Another quarter, another $3.2 billion in revenue for Amazon Web Services.
The e-commerce giant’s cloud-computing division continued to grow at a healthy clip in the third quarter, up 55% from a year earlier, according to results released today. Over the last four quarters, the segment has generated $11.1 billion in revenue, though its quarterly growth has been slowing year-on-year since 2015.
While Amazon is best known as the “Everything Store” of online retail, cloud-computing has become its financial life preserver. As Amazon has matured from a company that consistently loses money to one that the market expects to be profitable, the strong performance of AWS has provided the company with a cushion to keep trying new things. In the three months ended Sept. 30, AWS kept Amazon afloat with $861 million in operating income as the company’s international operations lost $541 million. Overall, Amazon earned $252 million over that period, its sixth straight profitable quarter.

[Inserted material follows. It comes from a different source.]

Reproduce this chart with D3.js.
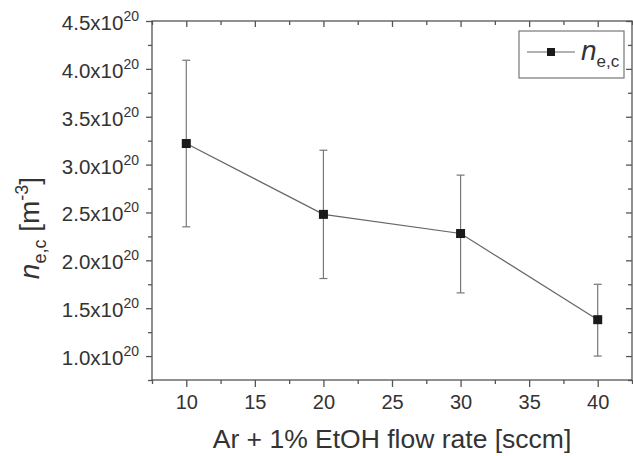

But even as today’s earnings miss sent shares down about 5% in after hours trading, Amazon’s stock has been on a tear since February, and AWS has been a big part of that.
Amazon spent last week reassuring customers that it can safely guard their computing and data after a massive attack on web services provider Dyn took down large portions of the internet. Customers of AWS were among those affected by the attacks, as Dyn is one of the companies that Amazon relies on for so-called domain-name-system services. Shortly after the attack began, Amazon rerouted the DNS services it received from Dyn to other vendors.
Speaking at a Wall Street Journal conference last week, Amazon Web Services CEO Andy Jassy called security ”priority zero.” He added that cloud-computing remains the safest option for companies, “given their investment and the number of people and the number of investments they’ve made.”